“乾坤不并言”,乾坤不同时而有,其功能亦不等同
叶适依其八卦起源说,又提出乾坤不并立说,进而批评了《系辞》“一阴一阳之谓道”和”易有太极“说,在哲学上否定了各流派的太极观。其论乾坤两卦的关系说:
且易之始画也,独乾而非坤,故家之赞乾也,有乾而无坤,及其赞坤也,顺承乎天而已。然则乾道成男,坤道成女,乾知大始,坤作成物,乾以易知,坤以简能,是非坤不足以配乾,非乾坤不足以成易,而独乾非坤,有乾无坤之义隐矣。乾道变化,务正性命,充满覆载,无非乾也。乾道成男,坤道成女,则阴为无预乎阳,阳必有待于阴,而乾之功用褊矣。(《习学记言•周易四》)
此是对《系辞》文“天尊地卑,乾坤定矣”句、“乾道成男,坤道成女“句、“乾坤毀无以见易"句的批评。“独乾而无坤”,就画卦的过程说,指先画阳奇,后画阴偶,谓《周易》之卦象始于阳奇。叶适认为,乾坤两卦《彖》文,即阐发此种义理。如其赞乾卦说“大哉乾元,万物资始”,论天有生物之德,而不及坤。其论万物之性命,则说“乾道变化,各正性命”,亦未及坤。至于其赞坤卦,则说“至哉坤元,万物资生,乃顺承天”,又以顺天为其美德。意恩是,天德乾道自有生物之功、无须依靠坤的势力,此即“独乾而非坤。”据此,他认为《系辞》关于乾坤并称的观点,与《彖》文不合;所谓非乾坤并立无以成易,阳必待阴方有生物之功等说法,都是缩小了乾的作用。又其评乾卦上九爻《文言》句说:
乾为易之主,非他卦爻错相成之比,故其为初也潜而隐,而非不可用也。其为四也跃而进,而非必求用也。至于上,则道成且革矣,故爻以为亢而有悔,而象以为盈不可久,明其将变而之阴尔,非若传之所谓也。且始终皆道,奚位之择?独乾御世,奚民之求?功则由己,奚辅之待?后世不知乾所以成易,而指成易以论乾,是以其言若此也。(同上)

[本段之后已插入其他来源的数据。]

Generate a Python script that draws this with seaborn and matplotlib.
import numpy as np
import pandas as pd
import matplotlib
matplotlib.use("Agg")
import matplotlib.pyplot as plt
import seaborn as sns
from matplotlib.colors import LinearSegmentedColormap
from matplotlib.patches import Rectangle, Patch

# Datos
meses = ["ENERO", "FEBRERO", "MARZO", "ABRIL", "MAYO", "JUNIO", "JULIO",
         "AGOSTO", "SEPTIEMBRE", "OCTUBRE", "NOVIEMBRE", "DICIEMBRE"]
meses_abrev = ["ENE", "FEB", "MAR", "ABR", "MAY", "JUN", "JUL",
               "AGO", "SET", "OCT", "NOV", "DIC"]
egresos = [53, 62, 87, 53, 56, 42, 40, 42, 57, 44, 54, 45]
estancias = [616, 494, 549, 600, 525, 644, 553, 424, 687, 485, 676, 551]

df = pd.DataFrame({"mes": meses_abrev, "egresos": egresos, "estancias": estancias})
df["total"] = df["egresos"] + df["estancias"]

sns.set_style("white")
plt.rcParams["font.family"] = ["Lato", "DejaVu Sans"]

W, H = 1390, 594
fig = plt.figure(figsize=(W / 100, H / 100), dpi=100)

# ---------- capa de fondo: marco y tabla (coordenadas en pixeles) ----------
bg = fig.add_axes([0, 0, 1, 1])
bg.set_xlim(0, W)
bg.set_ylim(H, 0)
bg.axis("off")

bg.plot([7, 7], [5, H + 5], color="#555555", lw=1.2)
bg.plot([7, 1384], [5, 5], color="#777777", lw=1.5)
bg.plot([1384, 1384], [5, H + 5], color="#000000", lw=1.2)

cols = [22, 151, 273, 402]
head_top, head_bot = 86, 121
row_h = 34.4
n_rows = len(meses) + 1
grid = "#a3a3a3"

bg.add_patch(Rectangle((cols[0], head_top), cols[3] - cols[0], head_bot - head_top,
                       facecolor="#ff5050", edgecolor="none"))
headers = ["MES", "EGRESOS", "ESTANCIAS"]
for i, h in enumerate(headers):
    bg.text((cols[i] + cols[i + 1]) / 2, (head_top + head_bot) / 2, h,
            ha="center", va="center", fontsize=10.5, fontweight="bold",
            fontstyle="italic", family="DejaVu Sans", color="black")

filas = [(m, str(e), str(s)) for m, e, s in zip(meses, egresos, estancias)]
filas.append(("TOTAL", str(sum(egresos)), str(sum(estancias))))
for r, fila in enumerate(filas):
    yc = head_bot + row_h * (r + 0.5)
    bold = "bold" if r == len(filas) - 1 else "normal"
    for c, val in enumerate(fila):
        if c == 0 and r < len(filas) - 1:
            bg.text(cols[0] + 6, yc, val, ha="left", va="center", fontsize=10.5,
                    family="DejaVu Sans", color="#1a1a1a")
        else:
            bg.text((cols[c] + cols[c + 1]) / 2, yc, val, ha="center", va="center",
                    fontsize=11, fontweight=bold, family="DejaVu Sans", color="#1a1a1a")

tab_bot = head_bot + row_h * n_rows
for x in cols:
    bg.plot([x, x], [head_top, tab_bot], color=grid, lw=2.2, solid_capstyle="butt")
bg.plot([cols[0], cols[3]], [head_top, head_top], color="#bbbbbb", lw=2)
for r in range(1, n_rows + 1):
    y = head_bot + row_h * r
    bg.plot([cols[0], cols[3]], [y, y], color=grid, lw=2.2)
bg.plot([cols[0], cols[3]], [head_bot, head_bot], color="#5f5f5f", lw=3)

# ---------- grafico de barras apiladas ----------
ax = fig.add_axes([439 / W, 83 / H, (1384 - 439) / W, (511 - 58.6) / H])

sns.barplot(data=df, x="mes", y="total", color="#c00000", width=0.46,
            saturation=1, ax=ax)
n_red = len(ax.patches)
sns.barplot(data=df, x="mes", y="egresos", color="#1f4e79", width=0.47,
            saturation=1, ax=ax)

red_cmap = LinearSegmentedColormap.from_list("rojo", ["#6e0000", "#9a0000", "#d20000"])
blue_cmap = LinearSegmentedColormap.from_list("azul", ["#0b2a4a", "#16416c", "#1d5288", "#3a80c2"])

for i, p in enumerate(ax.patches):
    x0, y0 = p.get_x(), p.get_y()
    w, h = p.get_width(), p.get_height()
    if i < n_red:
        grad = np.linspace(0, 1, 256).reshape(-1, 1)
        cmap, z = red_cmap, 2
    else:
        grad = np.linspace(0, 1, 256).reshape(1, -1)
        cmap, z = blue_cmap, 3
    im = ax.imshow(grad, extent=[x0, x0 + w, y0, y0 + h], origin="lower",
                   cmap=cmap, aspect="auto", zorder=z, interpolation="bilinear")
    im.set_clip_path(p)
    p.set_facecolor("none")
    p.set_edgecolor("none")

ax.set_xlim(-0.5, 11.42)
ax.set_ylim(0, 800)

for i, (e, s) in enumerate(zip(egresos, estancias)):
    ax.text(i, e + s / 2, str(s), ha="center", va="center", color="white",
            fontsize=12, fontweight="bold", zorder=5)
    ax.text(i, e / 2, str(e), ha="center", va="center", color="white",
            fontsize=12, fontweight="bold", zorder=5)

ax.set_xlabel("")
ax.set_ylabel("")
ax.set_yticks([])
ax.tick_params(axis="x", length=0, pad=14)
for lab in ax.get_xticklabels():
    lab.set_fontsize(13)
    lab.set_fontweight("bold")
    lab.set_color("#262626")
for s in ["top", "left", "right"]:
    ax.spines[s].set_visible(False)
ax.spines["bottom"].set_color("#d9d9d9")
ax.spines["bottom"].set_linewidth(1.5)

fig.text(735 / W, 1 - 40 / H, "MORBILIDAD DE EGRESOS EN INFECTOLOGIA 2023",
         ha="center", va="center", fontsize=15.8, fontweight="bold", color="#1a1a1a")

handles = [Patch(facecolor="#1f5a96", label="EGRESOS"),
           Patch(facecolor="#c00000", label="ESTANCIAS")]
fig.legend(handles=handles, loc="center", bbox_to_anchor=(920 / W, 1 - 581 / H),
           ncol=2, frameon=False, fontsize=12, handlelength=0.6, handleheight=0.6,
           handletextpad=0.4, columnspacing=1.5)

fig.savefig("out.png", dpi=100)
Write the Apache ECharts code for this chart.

《文言)以“贵而无位,高而无民,贤人在下位而无辅,是以动而有悔“解释爻辞“亢龙有悔。“叶适认为,就卦画说,乾卦纯刚,无阴阳交错之象,故其初爻为潜而隐,至上九爻其道已成,成则变革,所以《象》说:“盛不可久”即将变而为阴。从初到上,皆为刚阳之道,其见于人事,既不择位,亦不求民,功劳由己,无待贤人之辅。意思是乾道自成,无须阴的势力成就其功业。所谓“乾为易之至”,“乾所以成易”,就画卦说,谓卦始于阳奇;就义理说,谓刚阳之道,统率一切。由此得出结论说:
易于乾坤不并言,盖因乾而后有地也;天地则并言之矣,盖有天则必有地也。彖称坤厚德栽物,德合无疆,先迷失道,后顺得常…先后得丧之间,作易者戒之,则坤之广,宜若配地者。至乾以元统天,以六御天,正性命,合太和,皆有待于乾而后能,则乾之为大,非配天者也。考德者不明乎此,则阴阳错行,刚柔杂施,何以出首万物而用九乎!(同上)
此论,是针对《系辞》文“夫乾,其静也专,其动也直…⋯广大配天地”说的。“乾坤不并言”,是说,乾坤不同时而有,其功能亦不等同。“天地则并言之〞,是说,天地并立,同时存在。其论点是,依乾坤《彖》文义,坤道之广,尚可配地,可是,乾以元统天,又乘六龙以御天,乾道则大于天,不能与天相配。因为乾不配天,则不能说其静专而动直,即不能以阴阳错行解释乾道,如朱熹所论。可以看出,叶适的”有乾无坤“说,不是否认坤或阳的势力的存在,而是指〝乾坤不并言”,即乾坤不能相提并论,如其所说乾以其刚阳之德,出首万物,不靠阴柔之力。值得注意的是,他为了论证这一观点,认为“乾地不并言”“天地则并言〞,又把乾坤同天地对立起来,这便同前面所引的“有天而未有地”的说法相不盾了。这种逻辑上的失误,是由于其对乾道的解释,偏离了取象说,没有摆脱理学派取义说的影响,故此说后来遭到了王夫之的尖锐批评。